Responsible fulfillment of contractual obligations by all borrowers is an unfulfilled dream for lenders. Failure to repay a loan does not always depend on the will of the borrower, especially if the loan is taken for a long time. Many external factors can interfere with the usual course of affairs, which can prevent a person from fulfilling all their obligations:

  • Job loss;
  • Health problems;
  • Natural and technogenic disasters;
  • Depreciation of assets, etc.

Evidence of the Importance of Risk Management in Lending

Risk management in lending is given paramount importance since many unpaid loans lead not only to the loss of the lender’s capital but also to the loss of the right to remain in this industry. Therefore, banks or other financial organizations create special departments aimed at identifying potentially unfavorable borrowers. The result of their work is impressive, which is proven by the fact that in the United States, more than 1/5 of all loan applicants are refused.

What Variables Does Credit Risk Management Consider?

Some people think that when applying for a loan, a bank or another lender will evaluate only their creditworthiness. However, modern risk calculation technologies go far beyond the simplified scheme for checking potential borrowers. To assess the probability of default by a borrower, a bank needs to:

  • Estimate the degree of reliability of a borrower’s income;
  • Explore the possibilities of covering the amount of debt at the expense of collateral;
  • Assess the business prospects of the company or the sustainability of the organization in which the borrower works;
  • Evaluate the situation in the industry in which this business or organization operates.

Only after a full analysis of all factors that may affect the performance or non-performance of loan obligations, the lender can assess all the risks and make a decision on the loan.

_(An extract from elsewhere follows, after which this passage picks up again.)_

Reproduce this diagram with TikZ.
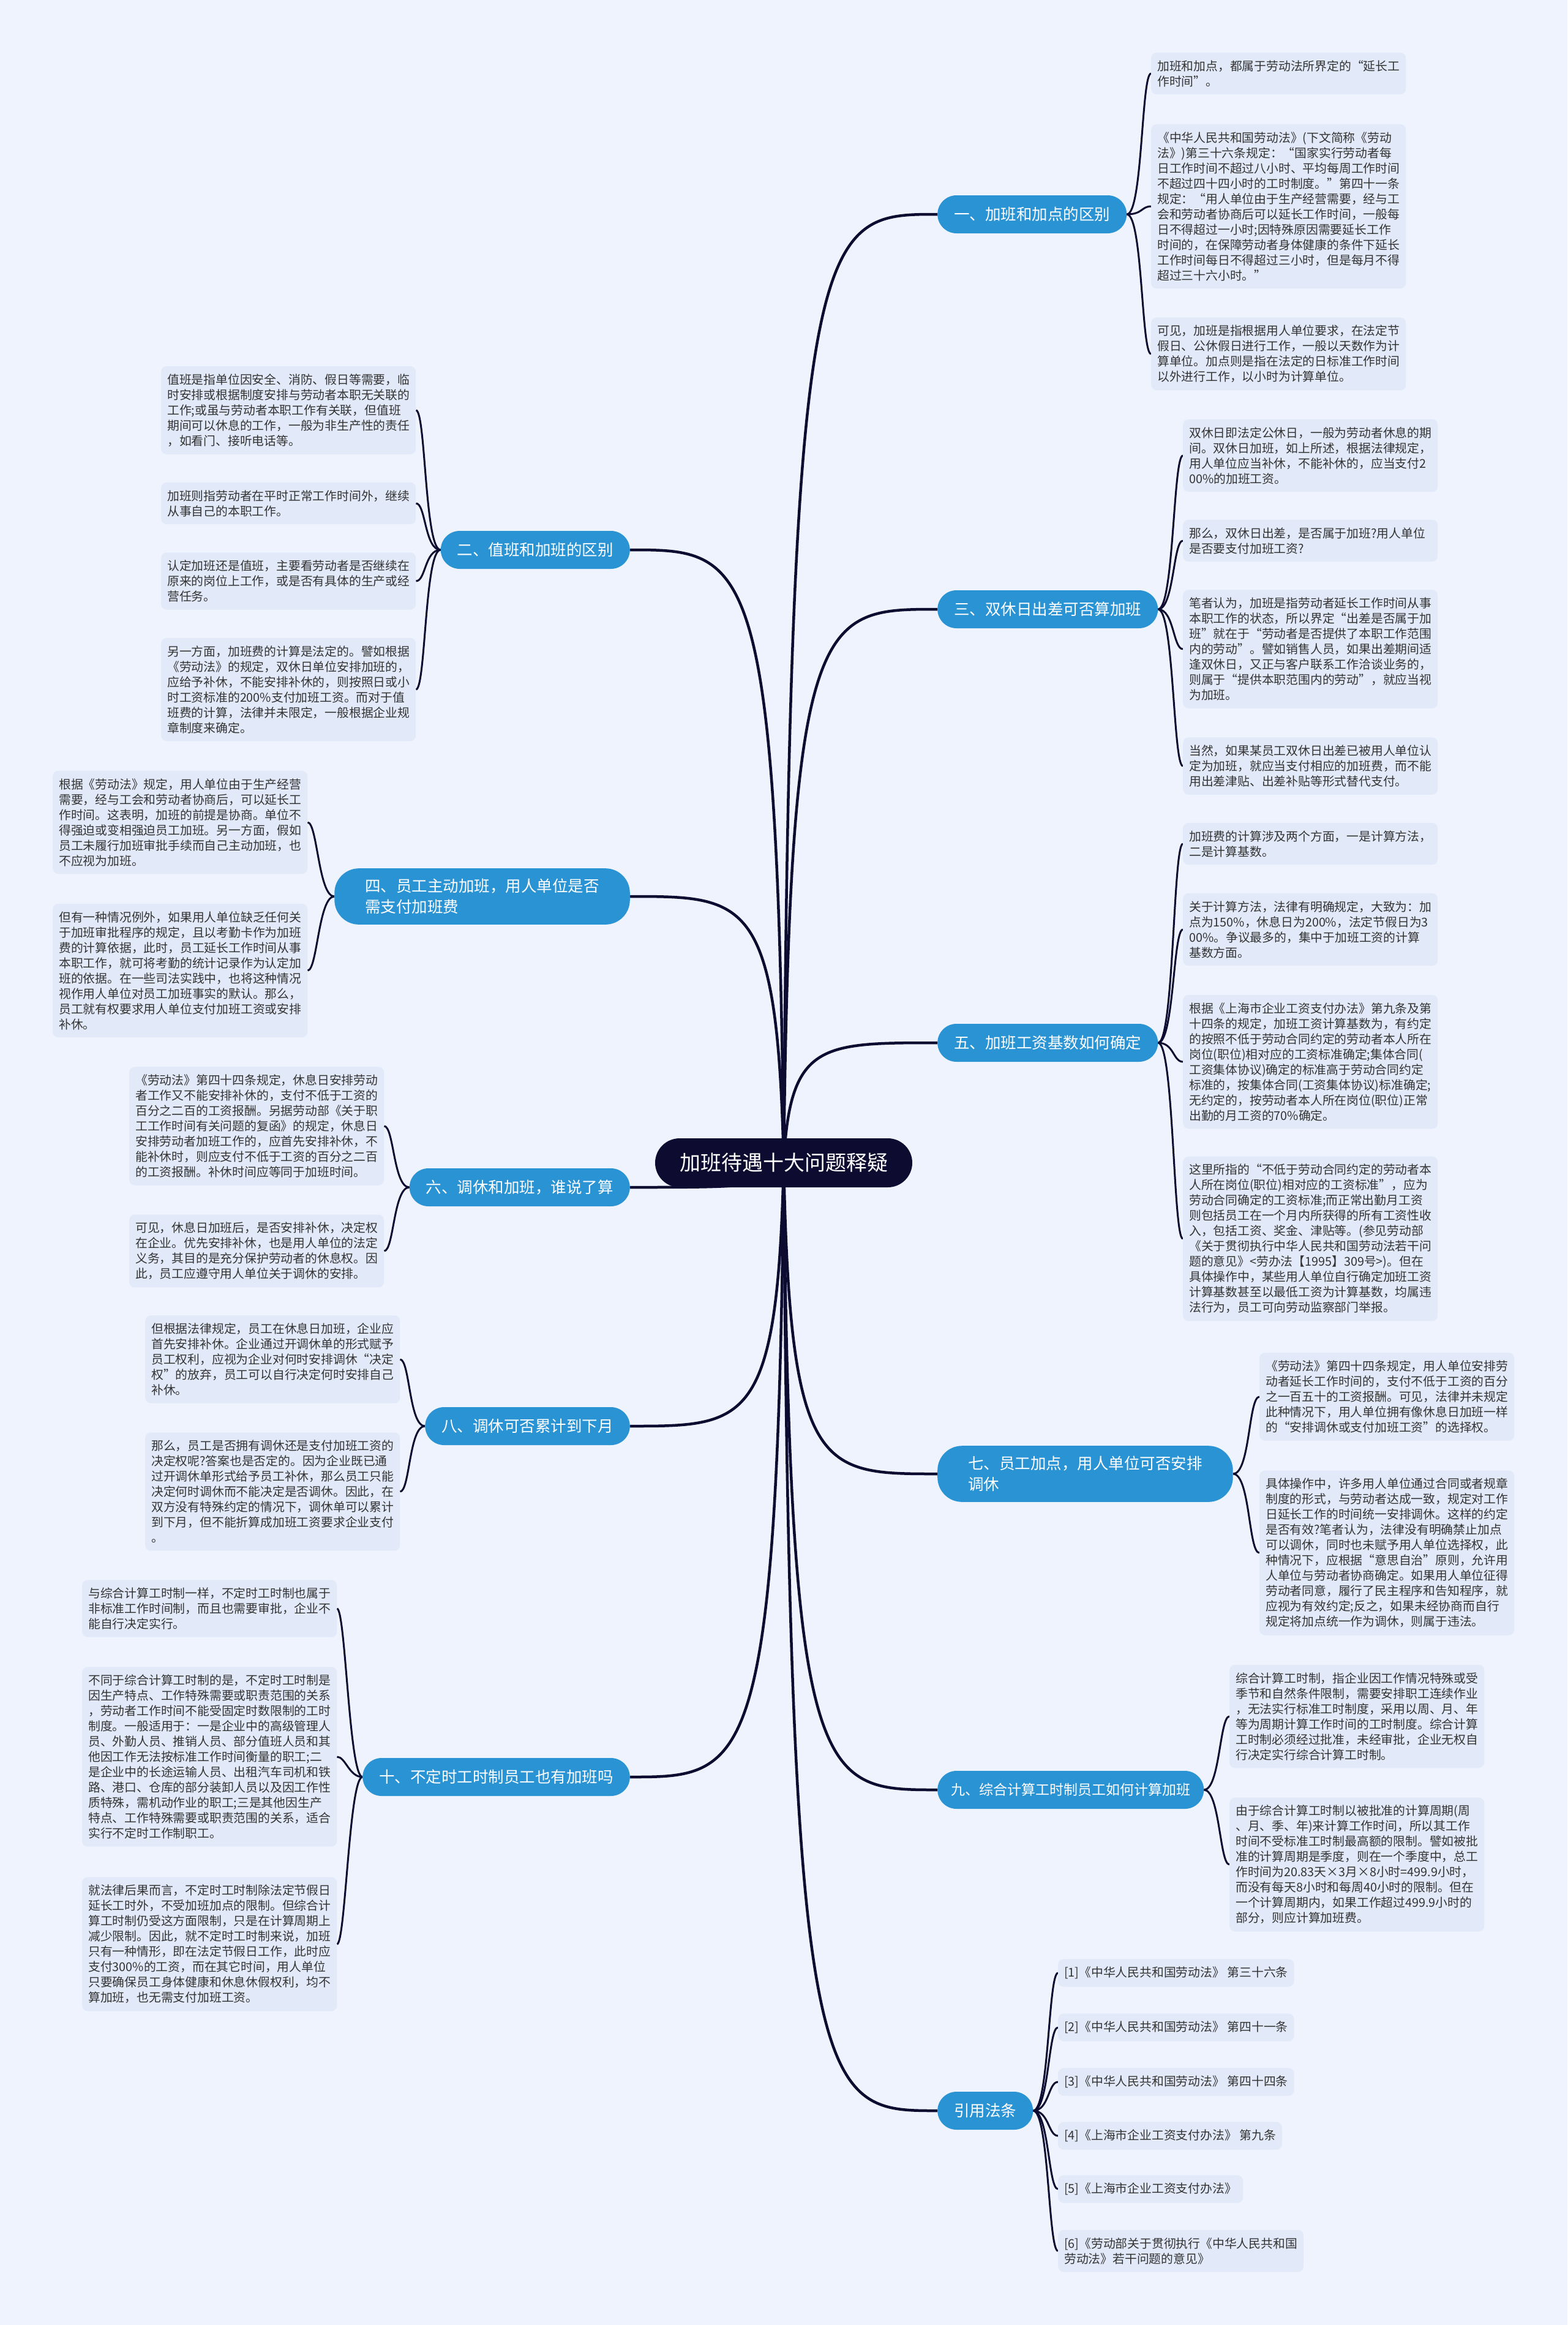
\documentclass[tikz,border=0pt]{standalone}
\usepackage{fontspec}
\newfontfamily\cjk{Noto Sans CJK SC}
\usetikzlibrary{backgrounds,calc}
\definecolor{pagebg}{HTML}{EEF3FD}
\definecolor{leafbg}{HTML}{E2EAF9}
\definecolor{branchbg}{HTML}{2A93D4}
\definecolor{hubbg}{HTML}{0E0B30}
\definecolor{linecol}{HTML}{0E0B30}
\definecolor{textcol}{HTML}{333333}
\tikzset{
  leafbase/.style={fill=leafbg, rounded corners=9pt, anchor=west, align=left,
    inner xsep=10pt, inner ysep=12.5pt, text=textcol,
    font=\cjk\fontsize{19.8}{25}\selectfont},
  leafbox/.style={leafbase, text width=396pt},
  branchbox/.style={fill=branchbg, text=white, rounded corners=31pt, align=left,
    inner xsep=27pt, inner ysep=17pt, minimum height=62pt,
    font=\cjk\fontsize{25.5}{34}\selectfont},
  twoline/.style={inner xsep=50pt, rounded corners=40pt},
  hubbox/.style={fill=hubbg, text=white, rounded corners=40pt, inner xsep=40pt,
    minimum height=80pt, font=\cjk\fontsize{34}{40}\selectfont},
  mainline/.style={draw=linecol, line width=4.5pt},
  leafline/.style={draw=linecol, line width=3pt},
}
\begin{document}
\begin{tikzpicture}[x=1pt, y=-1pt]
\useasboundingbox (0,0) rectangle (2560,3797);
% centre
\node[hubbox, at={(1280,1899)}] (hub) {加班待遇十大问题释疑};
% branches, right side
\node[branchbox, anchor=west, at={(1531,350)}] (b1) {一、加班和加点的区别};
\node[branchbox, anchor=west, at={(1531,995)}] (b3) {三、双休日出差可否算加班};
\node[branchbox, anchor=west, at={(1531,1703)}] (b5) {五、加班工资基数如何确定};
\node[branchbox, twoline, anchor=west, at={(1531,2407)}] (b7) {七、员工加点，用人单位可否安排\\调休};
\node[branchbox, anchor=west, at={(1531,2923)}, inner xsep=22pt, font=\cjk\fontsize{23}{30}\selectfont] (b9) {九、综合计算工时制员工如何计算加班};
\node[branchbox, anchor=west, at={(1531,3447)}] (bref) {引用法条};
% branches, left side
\node[branchbox, anchor=east, at={(1029,898)}] (b2) {二、值班和加班的区别};
\node[branchbox, twoline, anchor=east, at={(1029,1464)}] (b4) {四、员工主动加班，用人单位是否\\需支付加班费};
\node[branchbox, anchor=east, at={(1029,1939)}] (b6) {六、调休和加班，谁说了算};
\node[branchbox, anchor=east, at={(1029,2329)}] (b8) {八、调休可否累计到下月};
\node[branchbox, anchor=east, at={(1029,2902)}] (b10) {十、不定时工时制员工也有加班吗};

% leaves of b1
\node[leafbox, at={(1880,120)}] (l1a) {加班和加点，都属于劳动法所界定的“延长工\\作时间”。};
\node[leafbox, at={(1880,337)}] (l1b) {《中华人民共和国劳动法》(下文简称《劳动\\法》)第三十六条规定：“国家实行劳动者每\\日工作时间不超过八小时、平均每周工作时间\\不超过四十四小时的工时制度。”第四十一条\\规定：“用人单位由于生产经营需要，经与工\\会和劳动者协商后可以延长工作时间，一般每\\日不得超过一小时;因特殊原因需要延长工作\\时间的，在保障劳动者身体健康的条件下延长\\工作时间每日不得超过三小时，但是每月不得\\超过三十六小时。”};
\node[leafbox, at={(1880,578)}] (l1c) {可见，加班是指根据用人单位要求，在法定节\\假日、公休假日进行工作，一般以天数作为计\\算单位。加点则是指在法定的日标准工作时间\\以外进行工作，以小时为计算单位。};
% leaves of b2
\node[leafbox, at={(263,670)}] (l2a) {值班是指单位因安全、消防、假日等需要，临\\时安排或根据制度安排与劳动者本职无关联的\\工作;或虽与劳动者本职工作有关联，但值班\\期间可以休息的工作，一般为非生产性的责任\\，如看门、接听电话等。};
\node[leafbox, at={(263,822)}] (l2b) {加班则指劳动者在平时正常工作时间外，继续\\从事自己的本职工作。};
\node[leafbox, at={(263,949)}] (l2c) {认定加班还是值班，主要看劳动者是否继续在\\原来的岗位上工作，或是否有具体的生产或经\\营任务。};
\node[leafbox, at={(263,1126)}] (l2d) {另一方面，加班费的计算是法定的。譬如根据\\《劳动法》的规定，双休日单位安排加班的，\\应给予补休，不能安排补休的，则按照日或小\\时工资标准的200\%支付加班工资。而对于值\\班费的计算，法律并未限定，一般根据企业规\\章制度来确定。};
% leaves of b3
\node[leafbox, at={(1932,744)}] (l3a) {双休日即法定公休日，一般为劳动者休息的期\\间。双休日加班，如上所述，根据法律规定，\\用人单位应当补休，不能补休的，应当支付2\\00\%的加班工资。};
\node[leafbox, at={(1932,883)}] (l3b) {那么，双休日出差，是否属于加班?用人单位\\是否要支付加班工资?};
\node[leafbox, at={(1932,1060)}] (l3c) {笔者认为，加班是指劳动者延长工作时间从事\\本职工作的状态，所以界定“出差是否属于加\\班”就在于“劳动者是否提供了本职工作范围\\内的劳动”。譬如销售人员，如果出差期间适\\逢双休日，又正与客户联系工作洽谈业务的，\\则属于“提供本职范围内的劳动”，就应当视\\为加班。};
\node[leafbox, at={(1932,1251)}] (l3d) {当然，如果某员工双休日出差已被用人单位认\\定为加班，就应当支付相应的加班费，而不能\\用出差津贴、出差补贴等形式替代支付。};
% leaves of b4
\node[leafbox, at={(86,1343)}] (l4a) {根据《劳动法》规定，用人单位由于生产经营\\需要，经与工会和劳动者协商后，可以延长工\\作时间。这表明，加班的前提是协商。单位不\\得强迫或变相强迫员工加班。另一方面，假如\\员工未履行加班审批手续而自己主动加班，也\\不应视为加班。};
\node[leafbox, at={(86,1585)}] (l4b) {但有一种情况例外，如果用人单位缺乏任何关\\于加班审批程序的规定，且以考勤卡作为加班\\费的计算依据，此时，员工延长工作时间从事\\本职工作，就可将考勤的统计记录作为认定加\\班的依据。在一些司法实践中，也将这种情况\\视作用人单位对员工加班事实的默认。那么，\\员工就有权要求用人单位支付加班工资或安排\\补休。};
% leaves of b5
\node[leafbox, at={(1932,1378)}] (l5a) {加班费的计算涉及两个方面，一是计算方法，\\二是计算基数。};
\node[leafbox, at={(1932,1518)}] (l5b) {关于计算方法，法律有明确规定，大致为：加\\点为150\%，休息日为200\%，法定节假日为3\\00\%。争议最多的，集中于加班工资的计算\\基数方面。};
\node[leafbox, at={(1932,1734)}] (l5c) {根据《上海市企业工资支付办法》第九条及第\\十四条的规定，加班工资计算基数为，有约定\\的按照不低于劳动合同约定的劳动者本人所在\\岗位(职位)相对应的工资标准确定;集体合同(\\工资集体协议)确定的标准高于劳动合同约定\\标准的，按集体合同(工资集体协议)标准确定;\\无约定的，按劳动者本人所在岗位(职位)正常\\出勤的月工资的70\%确定。};
\node[leafbox, at={(1932,2023)}] (l5d) {这里所指的“不低于劳动合同约定的劳动者本\\人所在岗位(职位)相对应的工资标准”，应为\\劳动合同确定的工资标准;而正常出勤月工资\\则包括员工在一个月内所获得的所有工资性收\\入，包括工资、奖金、津贴等。(参见劳动部\\《关于贯彻执行中华人民共和国劳动法若干问\\题的意见》<劳办法【1995】309号>)。但在\\具体操作中，某些用人单位自行确定加班工资\\计算基数甚至以最低工资为计算基数，均属违\\法行为，员工可向劳动监察部门举报。};
% leaves of b6
\node[leafbox, at={(211,1839)}] (l6a) {《劳动法》第四十四条规定，休息日安排劳动\\者工作又不能安排补休的，支付不低于工资的\\百分之二百的工资报酬。另据劳动部《关于职\\工工作时间有关问题的复函》的规定，休息日\\安排劳动者加班工作的，应首先安排补休，不\\能补休时，则应支付不低于工资的百分之二百\\的工资报酬。补休时间应等同于加班时间。};
\node[leafbox, at={(211,2043)}] (l6b) {可见，休息日加班后，是否安排补休，决定权\\在企业。优先安排补休，也是用人单位的法定\\义务，其目的是充分保护劳动者的休息权。因\\此，员工应遵守用人单位关于调休的安排。};
% leaves of b7
\node[leafbox, at={(2057,2281)}] (l7a) {《劳动法》第四十四条规定，用人单位安排劳\\动者延长工作时间的，支付不低于工资的百分\\之一百五十的工资报酬。可见，法律并未规定\\此种情况下，用人单位拥有像休息日加班一样\\的“安排调休或支付加班工资”的选择权。};
\node[leafbox, at={(2057,2536)}] (l7b) {具体操作中，许多用人单位通过合同或者规章\\制度的形式，与劳动者达成一致，规定对工作\\日延长工作的时间统一安排调休。这样的约定\\是否有效?笔者认为，法律没有明确禁止加点\\可以调休，同时也未赋予用人单位选择权，此\\种情况下，应根据“意思自治”原则，允许用\\人单位与劳动者协商确定。如果用人单位征得\\劳动者同意，履行了民主程序和告知程序，就\\应视为有效约定;反之，如果未经协商而自行\\规定将加点统一作为调休，则属于违法。};
% leaves of b8
\node[leafbox, at={(237,2220)}] (l8a) {但根据法律规定，员工在休息日加班，企业应\\首先安排补休。企业通过开调休单的形式赋予\\员工权利，应视为企业对何时安排调休“决定\\权”的放弃，员工可以自行决定何时安排自己\\补休。};
\node[leafbox, at={(237,2436)}] (l8b) {那么，员工是否拥有调休还是支付加班工资的\\决定权呢?答案也是否定的。因为企业既已通\\过开调休单形式给予员工补休，那么员工只能\\决定何时调休而不能决定是否调休。因此，在\\双方没有特殊约定的情况下，调休单可以累计\\到下月，但不能折算成加班工资要求企业支付\\。};
% leaves of b9
\node[leafbox, at={(2008,2803)}] (l9a) {综合计算工时制，指企业因工作情况特殊或受\\季节和自然条件限制，需要安排职工连续作业\\，无法实行标准工时制度，采用以周、月、年\\等为周期计算工作时间的工时制度。综合计算\\工时制必须经过批准，未经审批，企业无权自\\行决定实行综合计算工时制。};
\node[leafbox, at={(2008,3045)}] (l9b) {由于综合计算工时制以被批准的计算周期(周\\、月、季、年)来计算工作时间，所以其工作\\时间不受标准工时制最高额的限制。譬如被批\\准的计算周期是季度，则在一个季度中，总工\\作时间为20.83天×3月×8小时=499.9小时，\\而没有每天8小时和每周40小时的限制。但在\\一个计算周期内，如果工作超过499.9小时的\\部分，则应计算加班费。};
% leaves of b10
\node[leafbox, at={(134,2627)}] (l10a) {与综合计算工时制一样，不定时工时制也属于\\非标准工作时间制，而且也需要审批，企业不\\能自行决定实行。};
\node[leafbox, at={(134,2869)}] (l10b) {不同于综合计算工时制的是，不定时工时制是\\因生产特点、工作特殊需要或职责范围的关系\\，劳动者工作时间不能受固定时数限制的工时\\制度。一般适用于：一是企业中的高级管理人\\员、外勤人员、推销人员、部分值班人员和其\\他因工作无法按标准工作时间衡量的职工;二\\是企业中的长途运输人员、出租汽车司机和铁\\路、港口、仓库的部分装卸人员以及因工作性\\质特殊，需机动作业的职工;三是其他因生产\\特点、工作特殊需要或职责范围的关系，适合\\实行不定时工作制职工。};
\node[leafbox, at={(134,3175)}] (l10c) {就法律后果而言，不定时工时制除法定节假日\\延长工时外，不受加班加点的限制。但综合计\\算工时制仍受这方面限制，只是在计算周期上\\减少限制。因此，就不定时工时制来说，加班\\只有一种情形，即在法定节假日工作，此时应\\支付300\%的工资，而在其它时间，用人单位\\只要确保员工身体健康和休息休假权利，均不\\算加班，也无需支付加班工资。};
% references
\node[leafbase, at={(1728,3222)}] (r1) {[1]《中华人民共和国劳动法》 第三十六条};
\node[leafbase, at={(1728,3311)}] (r2) {[2]《中华人民共和国劳动法》 第四十一条};
\node[leafbase, at={(1728,3400)}] (r3) {[3]《中华人民共和国劳动法》 第四十四条};
\node[leafbase, at={(1728,3488)}] (r4) {[4]《上海市企业工资支付办法》 第九条};
\node[leafbase, at={(1728,3575)}] (r5) {[5]《上海市企业工资支付办法》};
\node[leafbase, at={(1728,3676)}] (r6) {[6]《劳动部关于贯彻执行《中华人民共和国\\劳动法》若干问题的意见》};

\begin{pgfonlayer}{background}
\fill[pagebg] (0,0) rectangle (2560,3797);
% centre to branches
\foreach \b in {b1,b3,b5,b7,b9,bref}
  \draw[mainline] (hub.center) .. controls ($(hub.center |- \b.west)+(10,0)$) and ($(hub.center |- \b.west)+(60,0)$) .. (\b.west);
\foreach \b in {b2,b4,b6,b8,b10}
  \draw[mainline] (hub.center) .. controls ($(hub.center |- \b.east)+(-10,0)$) and ($(hub.center |- \b.east)+(-60,0)$) .. (\b.east);
% branches to leaves, right
\foreach \l in {l1a,l1b,l1c}
  \draw[leafline] (b1.east) .. controls +(26,0) and +(-16,0) .. (\l.west);
\foreach \l in {l3a,l3b,l3c,l3d}
  \draw[leafline] (b3.east) .. controls +(26,0) and +(-16,0) .. (\l.west);
\foreach \l in {l5a,l5b,l5c,l5d}
  \draw[leafline] (b5.east) .. controls +(26,0) and +(-16,0) .. (\l.west);
\foreach \l in {l7a,l7b}
  \draw[leafline] (b7.east) .. controls +(28,0) and +(-18,0) .. (\l.west);
\foreach \l in {l9a,l9b}
  \draw[leafline] (b9.east) .. controls +(26,0) and +(-16,0) .. (\l.west);
\foreach \l in {r1,r2,r3,r4,r5,r6}
  \draw[leafline] (bref.east) .. controls +(26,0) and +(-16,0) .. (\l.west);
% branches to leaves, left
\foreach \l in {l2a,l2b,l2c,l2d}
  \draw[leafline] (b2.west) .. controls +(-26,0) and +(16,0) .. (\l.east);
\foreach \l in {l4a,l4b}
  \draw[leafline] (b4.west) .. controls +(-26,0) and +(16,0) .. (\l.east);
\foreach \l in {l6a,l6b}
  \draw[leafline] (b6.west) .. controls +(-26,0) and +(16,0) .. (\l.east);
\foreach \l in {l8a,l8b}
  \draw[leafline] (b8.west) .. controls +(-26,0) and +(16,0) .. (\l.east);
\foreach \l in {l10a,l10b,l10c}
  \draw[leafline] (b10.west) .. controls +(-22,0) and +(14,0) .. (\l.east);
\end{pgfonlayer}
\end{tikzpicture}
\end{document}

Why It’s Important to Do Comprehensive Analysis to Assess Credit Risks

Let’s consider just one of the examples of problematic loans. A bank receives an application for a big loan from a person who receives a solid salary. He has been working at the enterprise for many years and at first glance seems to be a reliable borrower. However, a more detailed analysis may show that his business is in a high-risk area, and there are no other large businesses in his place of residence. For example, this may be the coal industry, which is criticized by environmentalists, an enterprise in which full automation of the production process is being introduced, etc. And although the revealed facts do not make a person less creditworthy, the loan itself becomes more risky for the lender.

Impact of Loan Type on Credit Risk Management

All of the above is most true for major loans, such as mortgages, car loans, large personal loans, etc. When you are dealing with payday loans, such a thorough check is redundant. Since this is a short-term type of loan, it is unlikely that anything serious will happen in a month to the enterprise or industry in which the applicant works. Therefore, numerous lenders, whose offers can be found on the Payday Depot platform, have much softer approaches to checking their borrowers and assessing their creditworthiness.

The more money lenders risk, the more comprehensive the evaluation they are conducting. And even despite all the solidity of the examination, there are some defaults on loans. Now, many of them are hoping that the powerful AI will take into account all factors, make the right decisions, and change the entire lending industry.